**Exercise**. Exclude the pictures and retype the entries as written.

**Listing**.
>>

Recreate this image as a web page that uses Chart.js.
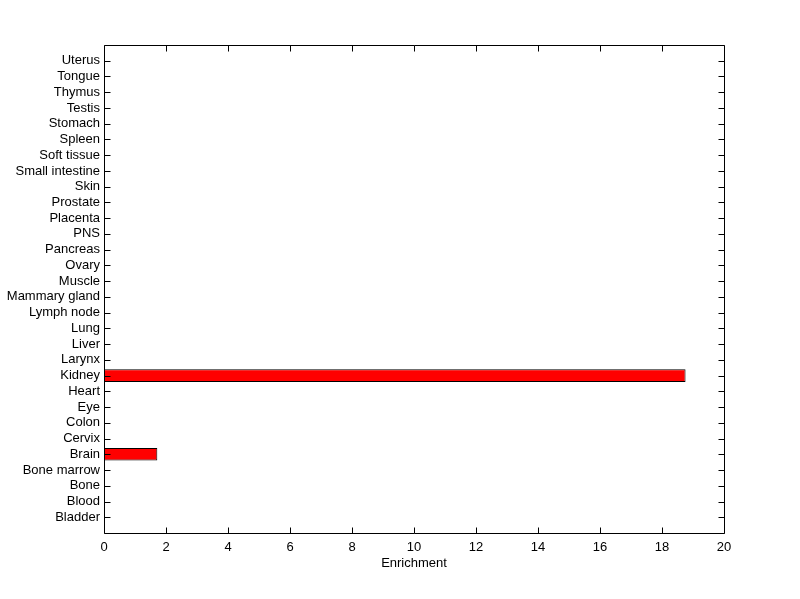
<!DOCTYPE html>
<html>
<head>
<meta charset="utf-8">
<script src="https://cdn.jsdelivr.net/npm/chart.js@4.4.1/dist/chart.umd.min.js"></script>
<style>
html,body{margin:0;padding:0;background:#fff;}
#wrap{width:800px;height:599px;position:relative;}
</style>
</head>
<body>
<div id="wrap"><canvas id="c" width="800" height="599"></canvas></div>
<script>
// Categories, bottom to top
const tissues = ["Bladder","Blood","Bone","Bone marrow","Brain","Cervix","Colon","Eye","Heart","Kidney","Larynx","Liver","Lung","Lymph node","Mammary gland","Muscle","Ovary","Pancreas","PNS","Placenta","Prostate","Skin","Small intestine","Soft tissue","Spleen","Stomach","Testis","Thymus","Tongue","Uterus"];
const enrichment = [0,0,0,0,1.72,0,0,0,0,18.76,0,0,0,0,0,0,0,0,0,0,0,0,0,0,0,0,0,0,0,0];
const xTicks = [0,2,4,6,8,10,12,14,16,18,20];
const xLabel = "Enrichment";

const FONT = {family: "'Liberation Sans', Arial, Helvetica, sans-serif", size: 13};

const boxPlugin = {
  id: 'box',
  afterDraw(chart) {
    const ctx = chart.ctx, a = chart.chartArea;
    const xs = chart.scales.x, ys = chart.scales.y;
    const L = Math.round(a.left) + 0.5, R = Math.round(a.right) + 0.5;
    const T = Math.round(a.top) + 0.5, B = Math.round(a.bottom) + 0.5;
    const len = 6;
    ctx.save();
    ctx.strokeStyle = '#000';
    ctx.lineWidth = 1;
    ctx.beginPath();
    ctx.rect(L, T, R - L, B - T);
    xs.ticks.forEach(t => {
      const px = Math.round(xs.getPixelForValue(t.value)) + 0.5;
      ctx.moveTo(px, B); ctx.lineTo(px, B - len);
      ctx.moveTo(px, T); ctx.lineTo(px, T + len);
    });
    tissues.forEach((name, i) => {
      const py = Math.round(ys.getPixelForValue(i + 1)) + 0.5;
      ctx.moveTo(L, py); ctx.lineTo(L + len, py);
      ctx.moveTo(R, py); ctx.lineTo(R - len, py);
    });
    ctx.stroke();
    ctx.restore();
  }
};

new Chart(document.getElementById('c'), {
  type: 'bar',
  data: {
    datasets: [{
      data: enrichment.map((v, i) => ({x: v, y: i + 1})),
      backgroundColor: '#ff0000',
      borderColor: '#000000',
      borderWidth: 1,
      borderSkipped: false,
      barPercentage: 0.8,
      categoryPercentage: 1.0
    }]
  },
  options: {
    indexAxis: 'y',
    responsive: false,
    animation: false,
    devicePixelRatio: 1,
    layout: {padding: {left: 0, right: 76, top: 45, bottom: 28}},
    plugins: {legend: {display: false}, tooltip: {enabled: false}},
    scales: {
      x: {
        type: 'linear',
        min: 0, max: 20,
        offset: false,
        afterBuildTicks(scale) { scale.ticks = xTicks.map(v => ({value: v})); },
        grid: {display: false, drawTicks: false},
        border: {display: false},
        ticks: {color: '#000', font: FONT, padding: 7, maxRotation: 0},
        title: {display: true, text: xLabel, color: '#000', font: FONT, padding: {top: 0, bottom: 0}},
        afterFit(scale) { scale.height = 38; }
      },
      y: {
        type: 'linear',
        min: 0, max: 31,
        offset: false,
        afterBuildTicks(scale) { scale.ticks = tissues.map((n, i) => ({value: i + 1})); },
        grid: {display: false, drawTicks: false},
        border: {display: false},
        ticks: {
          color: '#000', font: FONT, padding: 4, autoSkip: false,
          callback: (v) => tissues[v - 1] || ''
        },
        afterFit(scale) { scale.width = 104; }
      }
    }
  },
  plugins: [boxPlugin]
});
</script>
</body>
</html>
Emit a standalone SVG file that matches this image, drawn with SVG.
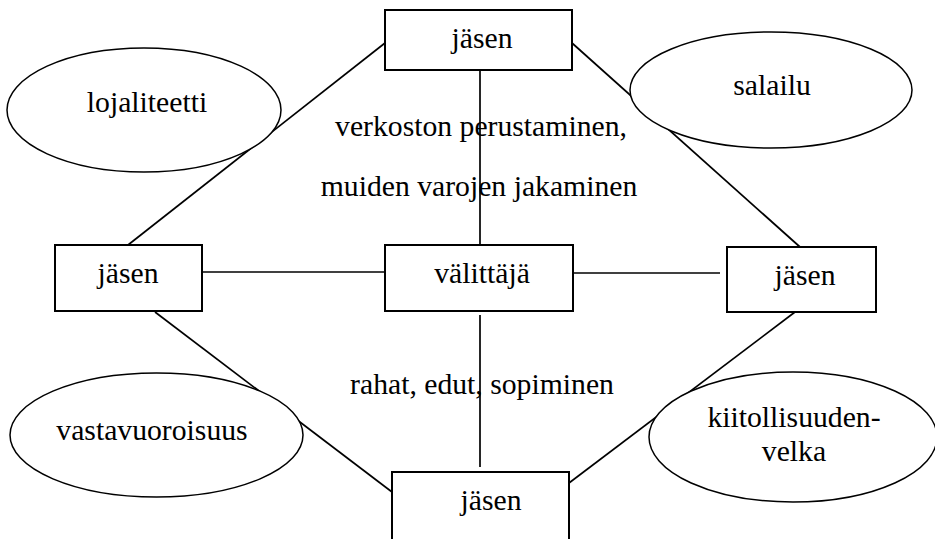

<<

**Finished exercise**.
Recreate this image as a web page that uses Chart.js.
<!DOCTYPE html>
<html>
<head>
<meta charset="utf-8">
<script src="https://cdn.jsdelivr.net/npm/chart.js@4.4.1/dist/chart.umd.min.js"></script>
<style>
html,body{margin:0;padding:0;background:#fff;}
#wrap{width:800px;height:599px;position:relative;}
</style>
</head>
<body>
<div id="wrap"><canvas id="c" width="800" height="599"></canvas></div>
<script>
// Categories, bottom to top
const tissues = ["Bladder","Blood","Bone","Bone marrow","Brain","Cervix","Colon","Eye","Heart","Kidney","Larynx","Liver","Lung","Lymph node","Mammary gland","Muscle","Ovary","Pancreas","PNS","Placenta","Prostate","Skin","Small intestine","Soft tissue","Spleen","Stomach","Testis","Thymus","Tongue","Uterus"];
const enrichment = [0,0,0,0,1.72,0,0,0,0,18.76,0,0,0,0,0,0,0,0,0,0,0,0,0,0,0,0,0,0,0,0];
const xTicks = [0,2,4,6,8,10,12,14,16,18,20];
const xLabel = "Enrichment";

const FONT = {family: "'Liberation Sans', Arial, Helvetica, sans-serif", size: 13};

const boxPlugin = {
  id: 'box',
  afterDraw(chart) {
    const ctx = chart.ctx, a = chart.chartArea;
    const xs = chart.scales.x, ys = chart.scales.y;
    const L = Math.round(a.left) + 0.5, R = Math.round(a.right) + 0.5;
    const T = Math.round(a.top) + 0.5, B = Math.round(a.bottom) + 0.5;
    const len = 6;
    ctx.save();
    ctx.strokeStyle = '#000';
    ctx.lineWidth = 1;
    ctx.beginPath();
    ctx.rect(L, T, R - L, B - T);
    xs.ticks.forEach(t => {
      const px = Math.round(xs.getPixelForValue(t.value)) + 0.5;
      ctx.moveTo(px, B); ctx.lineTo(px, B - len);
      ctx.moveTo(px, T); ctx.lineTo(px, T + len);
    });
    tissues.forEach((name, i) => {
      const py = Math.round(ys.getPixelForValue(i + 1)) + 0.5;
      ctx.moveTo(L, py); ctx.lineTo(L + len, py);
      ctx.moveTo(R, py); ctx.lineTo(R - len, py);
    });
    ctx.stroke();
    ctx.restore();
  }
};

new Chart(document.getElementById('c'), {
  type: 'bar',
  data: {
    datasets: [{
      data: enrichment.map((v, i) => ({x: v, y: i + 1})),
      backgroundColor: '#ff0000',
      borderColor: '#000000',
      borderWidth: 1,
      borderSkipped: false,
      barPercentage: 0.8,
      categoryPercentage: 1.0
    }]
  },
  options: {
    indexAxis: 'y',
    responsive: false,
    animation: false,
    devicePixelRatio: 1,
    layout: {padding: {left: 0, right: 76, top: 45, bottom: 28}},
    plugins: {legend: {display: false}, tooltip: {enabled: false}},
    scales: {
      x: {
        type: 'linear',
        min: 0, max: 20,
        offset: false,
        afterBuildTicks(scale) { scale.ticks = xTicks.map(v => ({value: v})); },
        grid: {display: false, drawTicks: false},
        border: {display: false},
        ticks: {color: '#000', font: FONT, padding: 7, maxRotation: 0},
        title: {display: true, text: xLabel, color: '#000', font: FONT, padding: {top: 0, bottom: 0}},
        afterFit(scale) { scale.height = 38; }
      },
      y: {
        type: 'linear',
        min: 0, max: 31,
        offset: false,
        afterBuildTicks(scale) { scale.ticks = tissues.map((n, i) => ({value: i + 1})); },
        grid: {display: false, drawTicks: false},
        border: {display: false},
        ticks: {
          color: '#000', font: FONT, padding: 4, autoSkip: false,
          callback: (v) => tissues[v - 1] || ''
        },
        afterFit(scale) { scale.width = 104; }
      }
    }
  },
  plugins: [boxPlugin]
});
</script>
</body>
</html>
Emit a standalone SVG file that matches this image, drawn with SVG.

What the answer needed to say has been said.